The defeat came after Trump dismissed him as “Little Marco” and after Rubio responded by calling him a “con man” and teasing him about the size of his hands and penis.
At the heart of the loss in his home state was that Florida tea party movement who felt abandoned by Rubio thanks to his involvement in the so-called Gang of Eight’s immigration reform push.
Rubio’s mind has apparently changed in part because there was no clear frontrunner on the GOP side to replace him, and he said the mass murder of 49 people at an Orlando LGBT club renewed interest. It’s an odd reason to cite, considering his opposition to gun control (he has an 'A' rating from the NRA) and his opposition to gay rights (he opposes same-sex marriage.)
It’s also odd that Rubio would want to stay in the Senate after he said he was running for the White HOuse precisely because he was frustrated about how little one senator could achieve.
Not that he tried all that hard: Rubio attended only 219 out of 339 votes in the Senate in 2015, missing a chamber-high 35.4 percent of all votes. Rubio missed 60 percent of Senate Foreign Relations Committee hearings since he took office in 2011. All in all, Rubio missed 68 percent of hearings for the committees he was on. In October 2015, government watchdogs began to urge Rubio to either show up to votes and earn his $174,000 annual salary, or resign outright to run for president.
Jeb Bush, his former home-state governor and mentor, criticized him during the presidential campaign for not showing up to work.
“I’m a constituent of the senator and I helped him and expected he would show up to work,” Bush said during an October debate. “You can campaign, or just resign and let someone else take the job.”
His constituents began to notice. Several coastal communities, complained Rubio hasn’t “done shit” to help them with a growing ecological disaster.
But after his presidential dreams were shattered, Rubio stopped in to check on them.

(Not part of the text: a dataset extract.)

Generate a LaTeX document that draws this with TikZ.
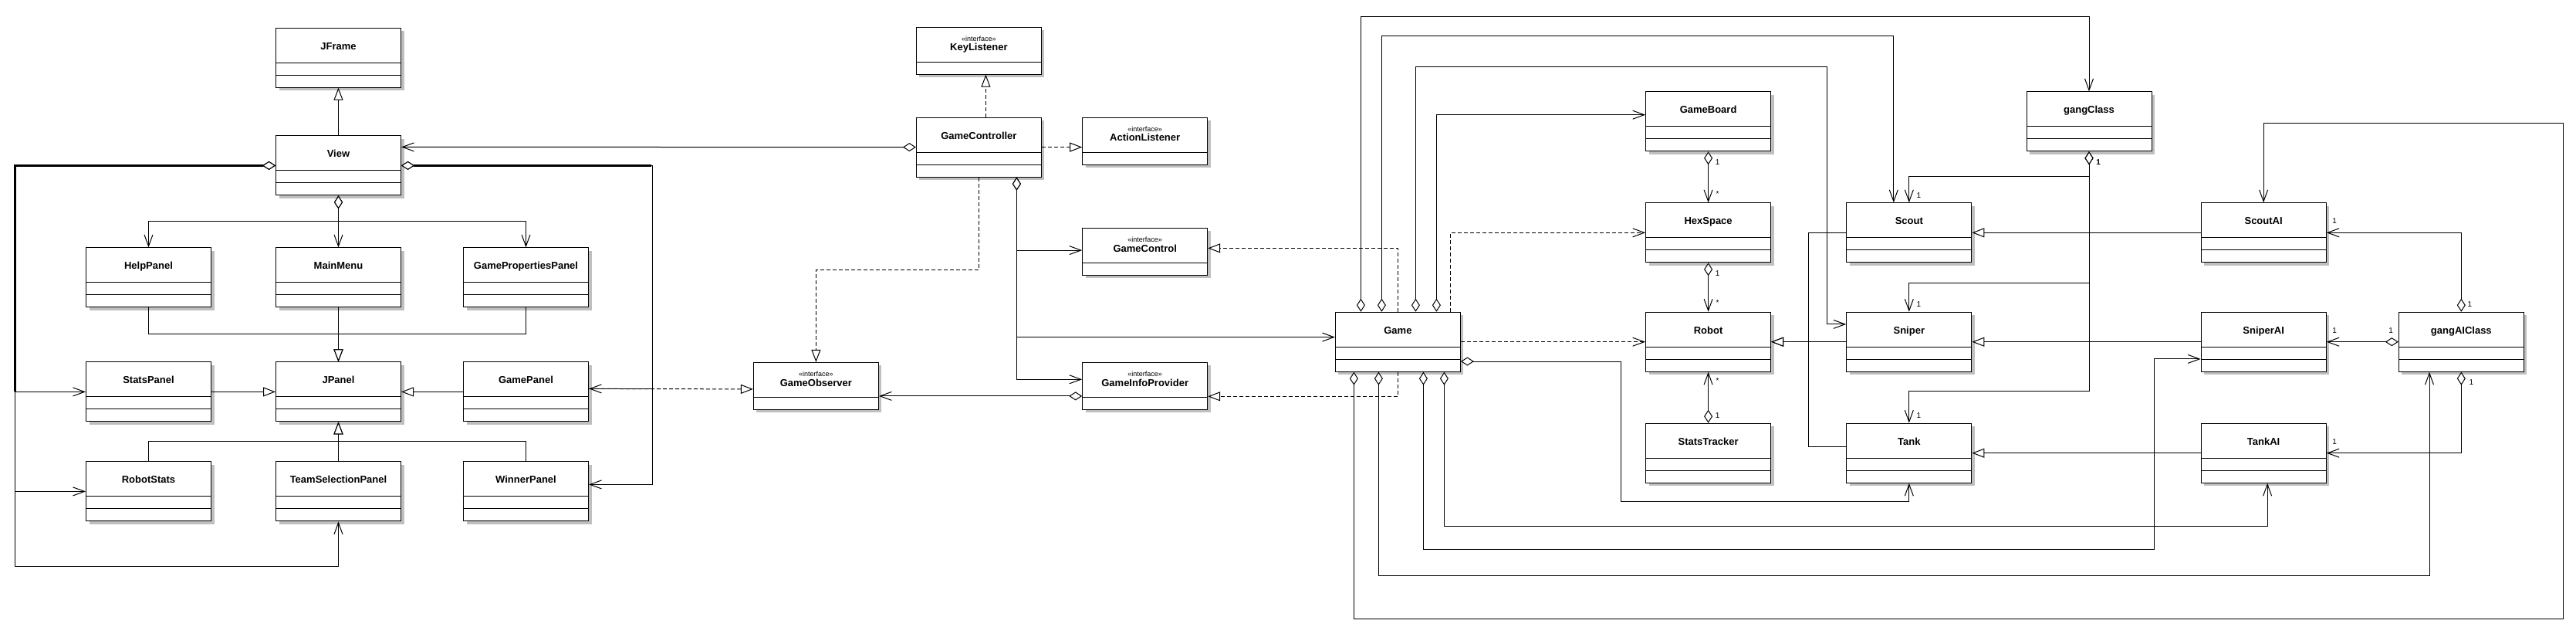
\documentclass[tikz,border=0pt]{standalone}
\usepackage{fontspec}
\setmainfont{Liberation Sans}
\usepackage{tikz}
\usetikzlibrary{positioning,shadows,arrows.meta}
\tikzstyle{classbox}=[rectangle, draw=black, fill=white, line width=1pt, anchor=north,
    minimum width=162pt, minimum height=77pt, inner sep=0pt, text height=28pt, text depth=49pt,
    font=\fontsize{13pt}{15pt}\selectfont\bfseries,
    drop shadow={shadow xshift=4pt, shadow yshift=-4pt, fill=black!25, opacity=1},
    path picture={
        \draw[line width=1pt] ([yshift=-45pt]path picture bounding box.north west) -- ([yshift=-45pt]path picture bounding box.north east);
        \draw[line width=1pt] ([yshift=-61pt]path picture bounding box.north west) -- ([yshift=-61pt]path picture bounding box.north east);
    }]
\tikzstyle{ifacebox}=[classbox, minimum height=61pt, text height=18pt, text depth=43pt,
    path picture={
        \draw[line width=1pt] ([yshift=-45pt]path picture bounding box.north west) -- ([yshift=-45pt]path picture bounding box.north east);
    }]
\tikzstyle{mult}=[inner sep=0pt, font=\fontsize{10pt}{12pt}\selectfont]
\tikzstyle{gen}=[line width=1pt, -{Triangle[length=16pt, width=12pt, fill=white]}]
\tikzstyle{real}=[gen, dash pattern=on 5pt off 3pt]
\tikzstyle{aggr}=[line width=1pt, {Diamond[length=17pt, width=11pt, fill=white]}-{Straight Barb[length=15pt, width=11pt]}]
\tikzstyle{dep}=[line width=1pt, dash pattern=on 5pt off 3pt, -{Straight Barb[length=15pt, width=11pt]}]
\newcommand{\stereo}[1]{\vtop{\baselineskip=12.7pt
    \hbox to 162pt{\hfil{\mdseries\fontsize{9pt}{9pt}\selectfont «interface»}\hfil}
    \hbox to 162pt{\hfil #1\hfil}}}

\begin{document}
\begin{tikzpicture}[x=1pt, y=-1pt]
    \useasboundingbox (0,0) rectangle (3338,821);
        \node(JFrame)[classbox] at (438.5,35.6) {
            JFrame
        };
        \node(View)[classbox, below=61.8pt of JFrame] {
            View
        };
        \node(MainMenu)[classbox, below=67pt of View] {
            MainMenu
        };
        \node(HelpPanel)[classbox, left=83pt of MainMenu] {
            HelpPanel
        };
        \node(GamePropertiesPanel)[classbox, right=80pt of MainMenu] {
            GamePropertiesPanel
        };
        \node(JPanel)[classbox, below=70pt of MainMenu] {
            JPanel
        };
        \node(StatsPanel)[classbox, left=83pt of JPanel] {
            StatsPanel
        };
        \node(GamePanel)[classbox, right=80pt of JPanel] {
            GamePanel
        };
        \node(TeamSelectionPanel)[classbox, below=51pt of JPanel] {
            TeamSelectionPanel
        };
        \node(RobotStats)[classbox, left=83pt of TeamSelectionPanel] {
            RobotStats
        };
        \node(WinnerPanel)[classbox, right=80pt of TeamSelectionPanel] {
            WinnerPanel
        };
        \node(KeyListener)[ifacebox] at (1268.4,34.6) {
            \stereo{KeyListener}
        };
        \node(GameController)[classbox, below=55pt of KeyListener] {
            GameController
        };
        \node(ActionListener)[ifacebox, right=52.3pt of GameController.north east, anchor=north west] {
            \stereo{ActionListener}
        };
        \node(GameControl)[ifacebox, below=81.2pt of ActionListener] {
            \stereo{GameControl}
        };
        \node(GameInfoProvider)[ifacebox, below=112.1pt of GameControl] {
            \stereo{GameInfoProvider}
        };
        \node(GameObserver)[ifacebox, left=263.3pt of GameInfoProvider] {
            \stereo{GameObserver}
        };
        \node(Game)[classbox] at (1811.4,403.7) {
            Game
        };
        \node(Robot)[classbox, right=239.2pt of Game] {
            Robot
        };
        \node(HexSpace)[classbox, above=63.4pt of Robot] {
            HexSpace
        };
        \node(GameBoard)[classbox, above=66pt of HexSpace] {
            GameBoard
        };
        \node(StatsTracker)[classbox, below=66pt of Robot] {
            StatsTracker
        };
        \node(Sniper)[classbox, right=97.2pt of Robot] {
            Sniper
        };
        \node(Scout)[classbox, above=63.4pt of Sniper] {
            Scout
        };
        \node(Tank)[classbox, below=66pt of Sniper] {
            Tank
        };
        \node(gangClass)[classbox, right=330.4pt of GameBoard] {
            gangClass
        };
        \node(SniperAI)[classbox, right=296.3pt of Sniper] {
            SniperAI
        };
        \node(ScoutAI)[classbox, above=63.4pt of SniperAI] {
            ScoutAI
        };
        \node(TankAI)[classbox, below=66pt of SniperAI] {
            TankAI
        };
        \node(gangAIClass)[classbox, right=93.2pt of SniperAI] {
            gangAIClass
        };

        \draw[gen] (View.north) -- (JFrame.south);
        \draw[aggr] (View.south) |- ([yshift=34pt]HelpPanel.north) -- (HelpPanel.north);
        \draw[aggr] (View.south) -- (MainMenu.north);
        \draw[aggr] (View.south) |- ([yshift=34pt]GamePropertiesPanel.north) -- (GamePropertiesPanel.north);
        \draw[gen] (HelpPanel.south) |- ([yshift=35.6pt]JPanel.north) -- (JPanel.north);
        \draw[gen] (MainMenu.south) -- (JPanel.north);
        \draw[gen] (GamePropertiesPanel.south) |- ([yshift=35.6pt]JPanel.north) -- (JPanel.north);
        \draw[gen] (StatsPanel.east) -- (JPanel.west);
        \draw[gen] (GamePanel.west) -- (JPanel.east);
        \draw[gen] (RobotStats.north) |- ([yshift=-25.2pt]JPanel.south) -- (JPanel.south);
        \draw[gen] (TeamSelectionPanel.north) -- (JPanel.south);
        \draw[gen] (WinnerPanel.north) |- ([yshift=-25.2pt]JPanel.south) -- (JPanel.south);
        \draw[line width=3pt] ([xshift=-16pt]View.west) -| ([xshift=-92pt]StatsPanel.west);
        \draw[aggr] (View.west) -| ([xshift=-92pt]StatsPanel.west) -- (StatsPanel.west);
        \draw[aggr] (View.west) -| ([xshift=-92pt]RobotStats.west) -- (RobotStats.west);
        \draw[aggr] (View.west) -| ([xshift=-92pt, yshift=-96.6pt]RobotStats.west) -| (TeamSelectionPanel.south);
        \draw[line width=3pt] ([xshift=16pt]View.east) -- ([xshift=324.4pt]View.east);
        \draw[aggr] (View.east) -| ([xshift=82.5pt, yshift=4pt]GamePanel.east) -- ([yshift=4pt]GamePanel.east);
        \draw[aggr] (View.east) -| ([xshift=82.5pt, yshift=9pt]WinnerPanel.east) -- ([yshift=9pt]WinnerPanel.east);

        \draw[aggr] (GameController.west) -- ([yshift=24pt]View.east);
        \draw[real] ([xshift=9pt]GameController.north) -- ([xshift=9pt]KeyListener.south);
        \draw[real] (GameController.east) -- ([yshift=-8pt]ActionListener.west);
        \draw[real] (GameController.south) |- ([yshift=119.5pt]GameObserver.north) -- (GameObserver.north);
        \draw[aggr] ([xshift=49pt]GameController.south) |- ([yshift=1.7pt]GameControl.west);
        \draw[aggr] ([xshift=49pt]GameController.south) |- ([yshift=6.1pt]Game.west);
        \draw[aggr] ([xshift=49pt]GameController.south) |- ([yshift=8.6pt]GameInfoProvider.west);
        \draw[aggr] ([yshift=-13pt]GameInfoProvider.west) -- ([yshift=-13pt]GameObserver.east);
        \draw[real] ([yshift=4pt]GamePanel.east) -- ([yshift=-4pt]GameObserver.west);
        \draw[real] (Game.north) |- ([yshift=4.4pt]GameControl.east);
        \draw[real] (Game.south) |- ([yshift=-13.4pt]GameInfoProvider.east);

        \draw[aggr] ([xshift=-48pt]Game.north) |- ([yshift=96.8pt]gangClass.north) -- (gangClass.north);
        \draw[aggr] ([xshift=-21pt]Game.north) |- ([xshift=-20pt, yshift=215.8pt]Scout.north) -- ([xshift=-20pt]Scout.north);
        \draw[aggr] ([xshift=23pt]Game.north) |- ([xshift=-25pt, yshift=355.8pt]Sniper.west) |- ([yshift=22.8pt]Sniper.west);
        \draw[aggr] ([xshift=50pt]Game.north) |- ([yshift=8.6pt]GameBoard.west);
        \draw[dep] ([xshift=68pt]Game.north) |- (HexSpace.west);
        \draw[dep] (Game.east) -- (Robot.west);
        \draw[aggr] ([yshift=-25.3pt]Game.east) -| ([xshift=-31.9pt, yshift=-206.5pt]Robot.west) -| (Tank.south);
        \draw[aggr] ([xshift=60pt]Game.south) |- ([xshift=5pt, yshift=-56pt]TankAI.south) -- ([xshift=5pt]TankAI.south);
        \draw[aggr] ([xshift=33pt]Game.south) |- ([xshift=-60.5pt, yshift=-268.3pt]SniperAI.west) |- ([yshift=-22.2pt]SniperAI.west);
        \draw[aggr] ([xshift=-25pt]Game.south) |- ([xshift=-41.3pt, yshift=-263.9pt]gangAIClass.south) -- ([xshift=-41.3pt]gangAIClass.south);
        \draw[aggr] ([xshift=-57pt]Game.south) |- ([xshift=132.3pt, yshift=-319.4pt]gangAIClass.south) |- ([yshift=102.7pt]ScoutAI.north) -- (ScoutAI.north);

        \draw[aggr] (GameBoard.south) -- (HexSpace.north);
        \draw[aggr] (HexSpace.south) -- (Robot.north);
        \draw[aggr] (StatsTracker.north) -- (Robot.south);
        \draw[gen] (Sniper.west) -- (Robot.east);
        \draw[gen] (Scout.west) -| ([xshift=-49pt]Sniper.west) -- (Robot.east);
        \draw[gen] ([yshift=8pt]Tank.west) -| ([xshift=-49pt]Sniper.west) -- (Robot.east);
        \draw[aggr] (gangClass.south) |- ([yshift=33.6pt]Scout.north) -- (Scout.north);
        \draw[aggr] (gangClass.south) |- ([yshift=37.2pt]Sniper.north) -- (Sniper.north);
        \draw[aggr] (gangClass.south) |- ([yshift=40.8pt]Tank.north) -- (Tank.north);
        \draw[gen] (ScoutAI.west) -- (Scout.east);
        \draw[gen] (SniperAI.west) -- (Sniper.east);
        \draw[gen] (TankAI.west) -- (Tank.east);
        \draw[aggr] (gangAIClass.north) |- (ScoutAI.east);
        \draw[aggr] (gangAIClass.west) -- (SniperAI.east);
        \draw[aggr] (gangAIClass.south) |- (TankAI.east);

        \node(m1)[mult] at ([xshift=12pt, yshift=-14pt]GameBoard.south) {1};
        \node(m2)[mult] at ([xshift=12pt, yshift=11pt]HexSpace.north) {*};
        \node(m3)[mult] at ([xshift=12pt, yshift=-14pt]HexSpace.south) {1};
        \node(m4)[mult] at ([xshift=12pt, yshift=12pt]Robot.north) {*};
        \node(m5)[mult] at ([xshift=12pt, yshift=-11pt]Robot.south) {*};
        \node(m6)[mult] at ([xshift=12pt, yshift=10pt]StatsTracker.north) {1};
        \node(m7)[mult, font=\fontsize{10pt}{12pt}\selectfont\bfseries] at ([xshift=12pt, yshift=-14pt]gangClass.south) {1};
        \node(m8)[mult] at ([xshift=12.6pt, yshift=9pt]Scout.north) {1};
        \node(m9)[mult] at ([xshift=12.6pt, yshift=10pt]Sniper.north) {1};
        \node(m10)[mult] at ([xshift=12.6pt, yshift=10pt]Tank.north) {1};
        \node(m11)[mult] at ([xshift=10.6pt, yshift=15pt]ScoutAI.east) {1};
        \node(m12)[mult] at ([xshift=11pt, yshift=10pt]gangAIClass.north) {1};
        \node(m13)[mult] at ([xshift=10.6pt, yshift=15pt]SniperAI.east) {1};
        \node(m14)[mult] at ([xshift=-9.6pt, yshift=15pt]gangAIClass.west) {1};
        \node(m15)[mult] at ([xshift=13pt, yshift=-13pt]gangAIClass.south) {1};
        \node(m16)[mult] at ([xshift=10.6pt, yshift=15pt]TankAI.east) {1};
    \end{tikzpicture}
\end{document}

In some ways — and tea party activists in Florida will surely make this point — Rubio’s 2016 Senate run looks a lot like Charlie Crist’s 2010 Senate run. After all, in 2010, Rubio beat the former Republican and former Florida governor by arguing that Crist was an establishment figure that was out-of-touch and stayed in politics too long. On the presidential campaign trail, Rubio had argued that being in the Senate too long was like taking a rough stone and throwing it in a river, smoothing away all the edges.